* Start Raw data *

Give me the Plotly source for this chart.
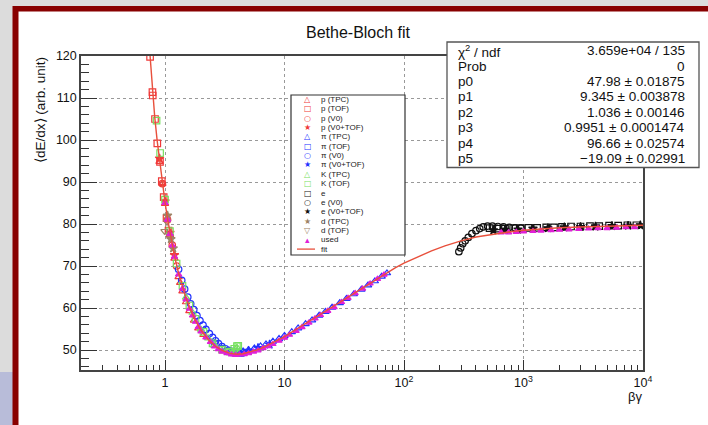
import plotly.graph_objects as go

# ---------------------------------------------------------------- data
# Bethe-Bloch fit curve, sampled along beta*gamma
fit_bg = [0.75, 0.78, 0.82, 0.86, 0.90, 0.95, 1.0, 1.05, 1.1, 1.2, 1.3, 1.4, 1.5, 1.6,
          1.8, 2.0, 2.3, 2.6, 3.0, 3.5, 4.0, 4.5, 5.0, 6.0, 7.0, 8.0, 10, 13, 16, 20,
          25, 30, 40, 50, 60, 70, 85, 100, 130, 170, 220, 300, 400, 550, 750, 1000,
          1500, 2000, 3000, 5000, 10000]
fit_val = [120.0, 112.5, 105.5, 99.8, 95.0, 89.8, 85.2, 81.2, 77.8, 72.4, 68.2, 64.9,
           62.3, 60.2, 57.0, 54.7, 52.5, 51.0, 49.9, 49.2, 49.0, 49.1, 49.4, 50.1,
           50.9, 51.7, 53.2, 55.2, 56.8, 58.5, 60.3, 61.7, 63.9, 65.6, 67.0, 68.2,
           69.6, 70.7, 72.2, 73.6, 74.8, 76.0, 76.9, 77.6, 78.1, 78.5, 78.9, 79.1,
           79.3, 79.5, 79.7]

# protons
p_tpc_bg = [0.9, 0.95, 1.0, 1.1, 1.2, 1.3, 1.34, 1.4, 1.5, 1.6, 1.75, 1.9, 2.1]
p_tpc_val = [94.8, 89.6, 84.8, 77.3, 71.8, 67.4, 66.0, 64.0, 61.4, 59.3, 57.0, 55.2, 53.6]
p_tof_bg = [0.75, 0.785, 0.79, 0.825, 0.862, 0.908, 0.94, 0.975, 1.03, 1.07]
p_tof_val = [119.8, 111.4, 110.6, 105.0, 99.2, 94.8, 90.2, 86.4, 81.4, 78.4]
p_v0_bg = [0.95, 1.05, 1.15, 1.25]
p_v0_val = [89.6, 81.0, 75.0, 70.0]
p_v0tof_bg = [0.9, 1.0, 1.1, 1.2]
p_v0tof_val = [95.6, 85.4, 77.9, 72.6]

# pions
pi_tpc_bg = [3.6, 4.0, 4.5, 5, 5.6, 6.3, 7, 8, 9, 10, 11.5, 13, 15, 17, 19.5, 22, 25,
             29, 33, 38, 44, 50, 57, 65, 72]
pi_tpc_val = [49.4, 49.5, 49.7, 50.0, 50.4, 50.9, 51.4, 52.0, 52.7, 53.4, 54.3, 55.2,
              56.2, 57.1, 58.2, 59.1, 60.1, 61.2, 62.2, 63.3, 64.4, 65.4, 66.4, 67.5, 68.3]
pi_tof_bg = [2.6, 3.0, 3.4, 3.8, 4.3]
pi_tof_val = [51.4, 50.3, 49.7, 49.4, 49.3]
pi_v0_bg = [1.3, 1.38, 1.46, 1.55, 1.64, 1.74, 1.85, 1.96, 2.08, 2.2, 2.35, 2.5, 2.65,
            2.8, 3.0, 3.2, 3.4, 3.65, 3.9]
pi_v0_val = [69.2, 66.6, 64.5, 62.6, 61.0, 59.6, 58.2, 57.0, 55.9, 54.9, 53.9, 53.0,
             52.2, 51.5, 50.8, 50.3, 49.9, 49.6, 49.4]
pi_v0tof_bg = [4.2, 5.0, 6.0, 7.5]
pi_v0tof_val = [49.4, 49.8, 50.5, 51.3]

# kaons
k_tpc_bg = [1.5, 1.7, 2.0, 2.3, 2.6, 3.0, 3.4, 3.7, 3.9, 4.0]
k_tpc_val = [62.5, 58.9, 54.9, 52.8, 51.2, 50.0, 49.5, 49.6, 50.2, 50.6]
k_tof_bg = [0.85, 0.91, 1.0, 1.1, 1.25, 1.4, 1.6, 1.8, 2.1, 2.5, 3.0, 3.5, 3.8, 4.0, 4.1]
k_tof_val = [104.6, 96.9, 85.8, 78.3, 70.6, 65.3, 60.6, 57.4, 54.3, 51.6, 50.1, 49.6,
             50.3, 50.9, 51.0]

# electrons
e_bg = [520, 600, 700, 820, 950, 1100, 1300, 1550, 1800, 2100, 2500, 3000, 3600, 4300,
        5200, 6200, 7400, 8800]
e_val = [79.0, 78.9, 78.9, 79.0, 79.0, 79.1, 79.1, 79.2, 79.2, 79.3, 79.4, 79.4, 79.5,
         79.5, 79.6, 79.6, 79.7, 79.7]
e_v0_bg = [288, 298, 310, 325, 345, 370, 400, 430, 460, 500, 550, 610, 680, 760, 850, 950]
e_v0_val = [73.4, 74.3, 75.3, 76.0, 76.8, 77.7, 78.4, 78.9, 79.3, 79.5, 79.5, 79.4,
            79.3, 79.2, 79.1, 79.0]
e_v0tof_bg = [560, 700, 900, 1200, 1600, 2200, 3000, 4000, 5500, 7500, 9500]
e_v0tof_val = [78.5, 78.6, 78.7, 78.9, 79.0, 79.2, 79.3, 79.4, 79.5, 79.6, 79.7]

# deuterons
d_tpc_bg = [1.05, 1.12, 1.17]
d_tpc_val = [82.0, 76.4, 74.2]
d_tof_bg = [0.99, 1.04, 1.1]
d_tof_val = [78.3, 80.5, 77.0]

# points entering the fit
used_bg = [1.0, 1.05, 1.1, 1.15, 1.2, 1.3, 1.4, 1.5, 1.6, 1.7, 1.8, 1.9, 2.0, 2.2, 2.4,
           2.6, 2.8, 3.0, 3.3, 3.6, 3.9, 4.2, 4.6, 5.0, 5.5, 6.0, 6.6, 7.3, 8.0, 9.0,
           10, 11, 12.5, 14, 16, 18, 20, 23, 26, 30, 34, 39, 45, 52, 60, 68,
           650, 750, 870, 1000, 1200, 1400, 1700, 2000, 2400, 2900, 3500, 4200, 5000,
           6000, 7200, 8500]
used_val = [85.0, 81.0, 77.6, 74.9, 72.2, 68.0, 64.6, 62.0, 59.8, 58.2, 56.7, 55.5,
            54.4, 53.0, 51.9, 50.8, 50.2, 49.6, 49.2, 48.9, 48.8, 48.9, 49.0, 49.2,
            49.6, 49.9, 50.4, 50.9, 51.4, 52.2, 52.9, 53.6, 54.5, 55.4, 56.5, 57.5,
            58.3, 59.3, 60.2, 61.4, 62.4, 63.5, 64.6, 65.8, 66.9, 67.9,
            78.0, 78.0, 78.1, 78.2, 78.3, 78.4, 78.5, 78.6, 78.7, 78.8, 78.9, 79.0,
            79.0, 79.1, 79.2, 79.2]

# fit statistics
stat_labels = ["χ<sup>2</sup> / ndf", "Prob", "p0", "p1", "p2", "p3", "p4", "p5"]
stat_values = ["3.659e+04 / 135", "0", "47.98 ± 0.01875", "9.345 ± 0.003878",
               "1.036 ± 0.00146", "0.9951 ± 0.0001474", "96.66 ± 0.02574",
               "\u221219.09 ± 0.02991"]

x_tickvals = [1, 10, 100, 1000, 10000]
x_ticktext = ["1", "10", "10<sup>2</sup>", "10<sup>3</sup>", "10<sup>4</sup>"]
y_tickvals = [50, 60, 70, 80, 90, 100, 110, 120]

# ---------------------------------------------------------------- styles
RED, BLUE, GREEN, BLACK = "#f03a3a", "#2233ff", "#77e060", "#111111"
BROWN, MAGENTA, FITC = "#9e8466", "#e020d8", "#e8503c"

series = [
    ("p (TPC)", p_tpc_bg, p_tpc_val, "triangle-up-open", RED, "△"),
    ("p (TOF)", p_tof_bg, p_tof_val, "square-open", RED, "□"),
    ("p (V0)", p_v0_bg, p_v0_val, "circle-open", RED, "○"),
    ("p (V0+TOF)", p_v0tof_bg, p_v0tof_val, "star", RED, "★"),
    ("π (TPC)", pi_tpc_bg, pi_tpc_val, "triangle-up-open", BLUE, "△"),
    ("π (TOF)", pi_tof_bg, pi_tof_val, "square-open", BLUE, "□"),
    ("π (V0)", pi_v0_bg, pi_v0_val, "circle-open", BLUE, "○"),
    ("π (V0+TOF)", pi_v0tof_bg, pi_v0tof_val, "star", BLUE, "★"),
    ("K (TPC)", k_tpc_bg, k_tpc_val, "triangle-up-open", GREEN, "△"),
    ("K (TOF)", k_tof_bg, k_tof_val, "square-open", GREEN, "□"),
    ("e", e_bg, e_val, "square-open", BLACK, "□"),
    ("e (V0)", e_v0_bg, e_v0_val, "circle-open", BLACK, "○"),
    ("e (V0+TOF)", e_v0tof_bg, e_v0tof_val, "star", BLACK, "★"),
    ("d (TPC)", d_tpc_bg, d_tpc_val, "star", BROWN, "★"),
    ("d (TOF)", d_tof_bg, d_tof_val, "triangle-down-open", BROWN, "▽"),
    ("used", used_bg, used_val, "triangle-up", MAGENTA, "▴"),
]

W, H = 708, 425
ML, MR, MT, MB = 81, 65, 56, 55
PL, PR, PT, PB = ML, W - MR, MT, H - MB
FONT = "Liberation Sans, Arial, Helvetica, sans-serif"


def fx(px):
    """pixel column -> paper x"""
    return (px - PL) / (PR - PL)


def fy(py):
    """pixel row -> paper y"""
    return (PB - py) / (PB - PT)


fig = go.Figure()

for name, xs, ys, sym, col, _ in series:
    small = sym == "triangle-up"
    fig.add_trace(go.Scatter(
        x=xs, y=ys, mode="markers", name=name, showlegend=False,
        marker=dict(symbol=sym, size=5.5 if small else 6.5, color=col,
                    line=dict(width=1.2, color=col)),
    ))

fig.add_trace(go.Scatter(x=fit_bg, y=fit_val, mode="lines", name="fit",
                         showlegend=False, line=dict(color=FITC, width=1.4)))

shapes = []
annotations = []

# canvas decoration: grey margin, dark red frame, lavender corner
shapes += [
    dict(type="rect", xref="paper", yref="paper", x0=fx(0), x1=fx(W), y0=fy(0), y1=fy(7),
         fillcolor="#dcdcdc", line_width=0, layer="below"),
    dict(type="rect", xref="paper", yref="paper", x0=fx(0), x1=fx(13), y0=fy(0), y1=fy(372),
         fillcolor="#dcdcdc", line_width=0, layer="below"),
    dict(type="rect", xref="paper", yref="paper", x0=fx(0), x1=fx(13), y0=fy(372), y1=fy(H),
         fillcolor="#b8bcd9", line_width=0, layer="below"),
    dict(type="rect", xref="paper", yref="paper", x0=fx(13), x1=fx(W), y0=fy(6), y1=fy(11.5),
         fillcolor="#880000", line_width=0, layer="below"),
    dict(type="rect", xref="paper", yref="paper", x0=fx(12.5), x1=fx(18.5), y0=fy(6), y1=fy(H),
         fillcolor="#880000", line_width=0, layer="below"),
]

# legend box
LX0, LX1, LY0, LY1 = 291, 405, 95, 255
shapes.append(dict(type="rect", xref="paper", yref="paper", x0=fx(LX0), x1=fx(LX1),
                   y0=fy(LY0), y1=fy(LY1), fillcolor="white",
                   line=dict(color="#333333", width=1.2), layer="above"))
row0, drow = 99.5, 9.35
legend_items = [(s[0], s[5], s[4]) for s in series]
for i, (name, glyph, col) in enumerate(legend_items):
    yy = fy(row0 + drow * i)
    annotations.append(dict(xref="paper", yref="paper", x=fx(307.5), y=yy, text=glyph,
                            showarrow=False, xanchor="center", yanchor="middle",
                            font=dict(family="DejaVu Sans", size=8 if glyph != "▴" else 9,
                                      color=col)))
    annotations.append(dict(xref="paper", yref="paper", x=fx(319), y=yy, text=name,
                            showarrow=False, xanchor="left", yanchor="middle",
                            font=dict(family=FONT, size=8, color="#222222")))
yfit = row0 + drow * len(legend_items)
shapes.append(dict(type="line", xref="paper", yref="paper", x0=fx(297), x1=fx(315),
                   y0=fy(yfit), y1=fy(yfit), line=dict(color=FITC, width=1.3),
                   layer="above"))
annotations.append(dict(xref="paper", yref="paper", x=fx(319), y=fy(yfit), text="fit",
                        showarrow=False, xanchor="left", yanchor="middle",
                        font=dict(family=FONT, size=8, color="#222222")))

# statistics box
SX0, SX1, SY0, SY1 = 447, 699, 42, 167.5
shapes.append(dict(type="rect", xref="paper", yref="paper", x0=fx(SX0), x1=fx(SX1),
                   y0=fy(SY0), y1=fy(SY1), fillcolor="white",
                   line=dict(color="#555555", width=1.3), layer="above"))
srow0, sdrow = 50.7, 15.4
for i, (lab, val) in enumerate(zip(stat_labels, stat_values)):
    yy = fy(srow0 + sdrow * i)
    annotations.append(dict(xref="paper", yref="paper", x=fx(456), y=yy, text=lab,
                            showarrow=False, xanchor="left", yanchor="middle",
                            font=dict(family=FONT, size=13.5, color="#111111")))
    annotations.append(dict(xref="paper", yref="paper", x=fx(687), y=yy, text=val,
                            showarrow=False, xanchor="right", yanchor="middle",
                            font=dict(family=FONT, size=13.5, color="#111111")))

# titles
annotations.append(dict(xref="paper", yref="paper", x=fx(358), y=fy(32),
                        text="Bethe-Bloch fit", showarrow=False, xanchor="center",
                        yanchor="middle", font=dict(family=FONT, size=16, color="#111111")))
annotations.append(dict(xref="paper", yref="paper", x=fx(41), y=fy(110),
                        text="⟨dE/dx⟩ (arb. unit)", textangle=-90, showarrow=False,
                        xanchor="center", yanchor="middle",
                        font=dict(family=FONT, size=13.5, color="#111111")))
annotations.append(dict(xref="paper", yref="paper", x=fx(635), y=fy(396), text="βγ",
                        showarrow=False, xanchor="center", yanchor="middle",
                        font=dict(family=FONT, size=13, color="#111111")))

axis_common = dict(showline=True, linecolor="#444444", linewidth=1.5, mirror=True,
                   ticks="inside", tickcolor="#333333", tickwidth=1,
                   showgrid=True, gridcolor="#999999", griddash="dot", gridwidth=1,
                   zeroline=False, tickfont=dict(family=FONT, size=12.5, color="#111111"))

fig.update_xaxes(type="log", range=[-0.703, 4.0], tickmode="array",
                 tickvals=x_tickvals, ticktext=x_ticktext, ticklen=10,
                 minor=dict(dtick="D1", ticks="inside", ticklen=5, tickcolor="#333333",
                            showgrid=False),
                 **axis_common)
fig.update_yaxes(range=[120 - (PB - PT) / 4.2, 120], tickmode="array",
                 tickvals=y_tickvals, ticklen=16,
                 minor=dict(dtick=2, ticks="inside", ticklen=8, tickcolor="#333333",
                            showgrid=False),
                 **axis_common)

fig.update_layout(
    width=W, height=H,
    margin=dict(l=ML, r=MR, t=MT, b=MB, pad=0),
    paper_bgcolor="white", plot_bgcolor="white",
    showlegend=False,
    shapes=shapes, annotations=annotations,
)

fig.write_html("out.html")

* End Raw data *

**Exercise**
Reproduce exactly the run of lines that opens the listing and closes with the line holding "import plotly.graph_objects as go". Pictures are excluded.

**Full answer**
Give me the Plotly source for this chart.
import plotly.graph_objects as go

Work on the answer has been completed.